12.3  "Nonhighly Compensated Employee"  for any Plan Year means any active
       ------------------------------
      Employee who is not a Highly Compensated Employee.

12.4  Special Definitions Used in Article 12.  The following definitions shall
      --------------------------------------
      apply for purposes of this Article 12:

      (a) "Top-Paid Group"  for any Plan Year means the top 20 percent (in
          --------------
          terms of Total Compensation) of all Employees of the Affiliated Group,
          where the number that is 20 percent of all Employees of the Affiliated
          Group is determined by excluding:

          (1)  Any Employee covered by a collective bargaining agreement;

          (2)  Any Employee who is a nonresident alien with respect to the
               United States and who receives no income with a source within the
               United States from a member of the Affiliated Group;

          (3)  Any Employee who has not completed six months of service at the
               end of the Plan Year;

          (4)  Any Employee who normally works less than 17 1/2 hours per week;

          (5)  Any Employee who normally works no more than six months during
               any year; and

          (6)  Any Employee who has not attained the age of 21 at the end of the
               Plan Year.

      The Company may elect, in a consistent and uniform manner, to apply one or
      more of the age- and service-based exclusions above by substituting a
      younger

                                       34


      age or shorter period of service, or by not excluding individuals on the
      basis of age or service.

      (b) "Total Compensation" means "Compensation," as defined in Section 2.16,
          ------------------
          but determined by including amounts deferred but not refunded under
          Section 403(b) of the Code, under a cafeteria plan, as such term is
          defined in Section 125(c) of the Code, under a simplified employee
          pension, as such term is defined in Section 408(k) of the Code and
          under a plan, including this Plan, qualified under Section 401(k) of
          the Code.

ARTICLE 13.  CONTRIBUTION LIMITATIONS: ANNUAL DEFERRAL LIMITATIONS AND AVERAGE
- ------------------------------------------------------------------------------
             DEFERRAL PERCENTAGE LIMITATIONS.
             -------------------------------

13.1  Return of Excess Deferrals.  The aggregate Participant Elected
      --------------------------
      Contributions of any Participant for any calendar year, together with his
      or her elective deferrals under any other plan or arrangement to which
      Section 402(g) of the Code applies and that is maintained by a member of
      the Affiliated Group, shall not exceed the Annual Deferral Limit.

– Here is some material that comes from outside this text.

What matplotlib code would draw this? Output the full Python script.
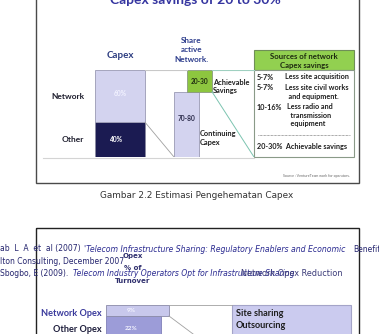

In the
      event that the aggregate Participant Elected Contributions of any
      Participant for any calendar year, together with any other elective
      deferrals (within the meaning of Section 402(g)(3) of the Code) under all
      plans, contracts or arrangements of the Affiliated Group and any other
      employers, exceed the Annual Deferral Limit, then the Participant may
      designate all or a portion of such Excess Deferrals as attributable to
      this Plan and may request a refund of such portion by notifying the
      Company in writing on or before the March 1 next following the close of
      such calendar year. If timely notice is received by the Company, then such
      portion of the Excess Deferrals, and any income or loss allocable to such
      portion, shall be refunded to the Participant not later than the April 15
      next following the close of such calendar year.

      If the Participant fails properly to request a distribution of all such
      Excess Deferrals, and such Excess Deferrals are attributable solely to
      plans, contracts or arrangements of the Affiliated Group, then the Company
      shall be deemed to have notice of such Excess Deferrals and shall
      designate one or more plans maintained by a member of the Affiliated Group
      from which the refund of Excess Deferrals and allocable income or loss
      shall be made no later than April 15 next following the close of such
      calendar year.

      Any Participant Elected Contributions distributed pursuant to this Section
      13.1 shall not be included in the Participant Elected Contributions to
      which a Matching Contribution under Section 5.1 or a Qualified Matching
      Contribution under Section 5.4 of the Plan attaches.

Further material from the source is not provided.